# Deposit Data to the PSDI data-collections Repository

This tutorial shows the steps involved in using the data-collections API to deposit data for review to the PSDI data-collections repository, which is built using InvenioRDM. PSDI (Physical Sciences Data Infrastructure) is an initiative to connect and provide data services for the physical sciences. One such service is a data repository for a collection of communities within the physical sciences to share their data.

## Prerequisites

### Create an access to token 

To use the data-collections-API for uploading data to an InvenioRDM instance, users first need to create an account on the repository instance. Once access is gained, a personal token can be created, usually using the following steps on the web interface of the instance:

``Login > Account > Applications > Personal access tokens: Add New Token > set a Token name > Create > Copy Access token and store securely``

In more detail, for the data-collections repository, steps are as follows:

1. Once logged in, click on Account to display the dropdown menu and choose the “Applications” option

![screenshot01](images/screenshot01.png)

2. Add a new personal access token 

![screenshot02](images/screenshot02.png)


3. Name the token, click create and save the subsequently displayed token securely, never share this token. This token will be used to access the repository via the API.

![screenshot03](images/screenshot03.png)

### Software Installation

If you are running this notebook as a container, data-collections-API and its dependencies are already installed and you can continue to the next section. Otherwise, the API can be installed into a python environment by cloning the repository containing the code and install this into a python environment, as shown below.

In [None]:
# clone repository
! git clone https://github.com/PSDI-UK/data-collections-API

# Create and activate a new python environment
! conda create -n data-collections-API-env python==3.13
! conda activate data-collections-API-env

# Install the data-collections-API to your new python environment 
! cd data-collections-API
! pip install .

Open this notebook whilst in your python environment when using the data-collections-API.

## Submit Data for Review to the PSDI data-collections

### Submission file template

To submit data to data-collections, a metadata file is required along with the files you wish to upload.

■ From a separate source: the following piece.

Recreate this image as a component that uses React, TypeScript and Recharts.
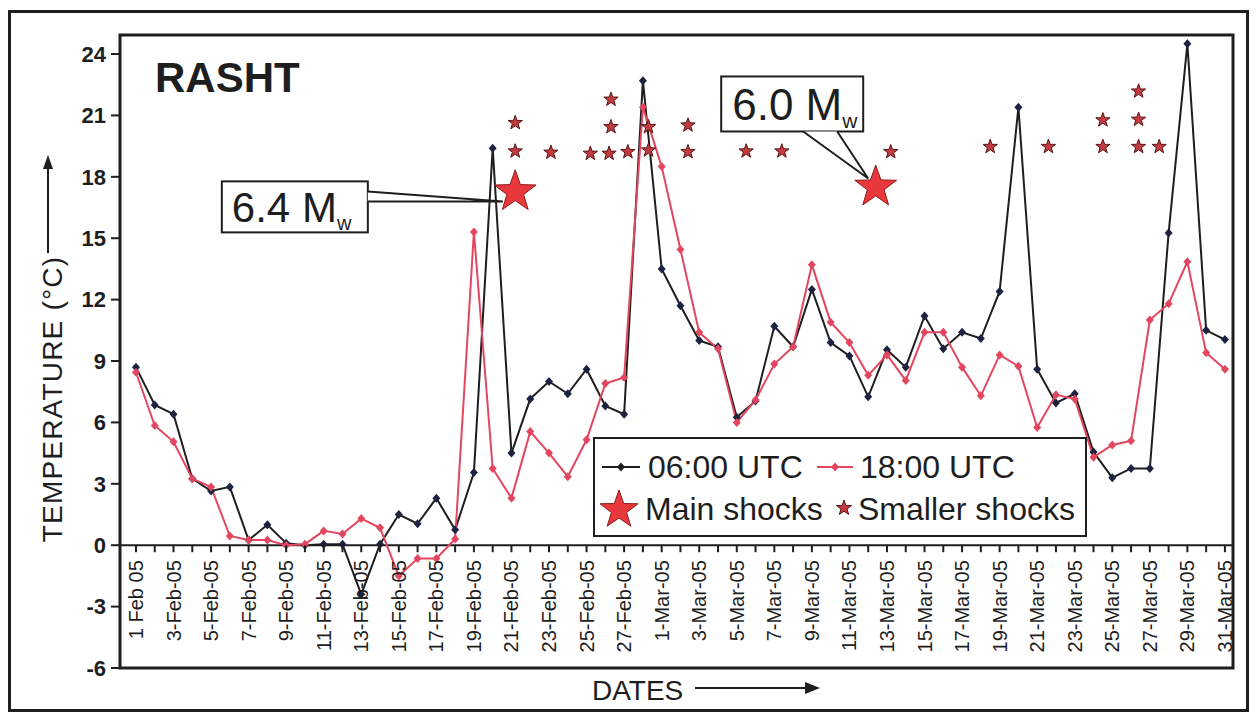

A template for the metadata required to submit a record to the data-collections repository can be found in the `record.yaml` file.

### Choosing a community

The deposition process for each community follows the same steps, however each community has its own domain specific metadata that can be populated in the submission file.

The domain-specific metadata (DSMD) section varies between communities, please see what metadata terms are available for your community, either by exporting an existing record uploaded to the community and viewing the DSMD list, or contact your community directly for this list.

Once your metadata file is filled in, you can validate it via:

In [None]:
! data_collections validate record.yaml

Once your metadata is validated, you can submit your data for review by setting the variables below and using the `data_collections upload` command.

In [None]:
! $REPOSITORY_URL="https://data-collections.psdi.ac.uk/api" # URL for data-collections API
! $TOKEN="XXX" # token generated in previous steps
! $METADATA_PATH="record.yaml" # path to your metadata file
! $DATA_PATH="my_data/*" # path to your data
! $COMMUNITY="biosimdb" # set applicable community name

In [None]:
! data_collections upload --api-url {REPOSITORY_URL} --api-key {TOKEN} --metadata-path {METADATA_PATH} --files {DATA_PATH}
--community {COMMUNITY}

Once your record is submitted for review, you will be able to see the status of the record as a request on your dashboard in [data collections](https://data-collections.psdi.ac.uk).

![screenshot04](images/screenshot04.png)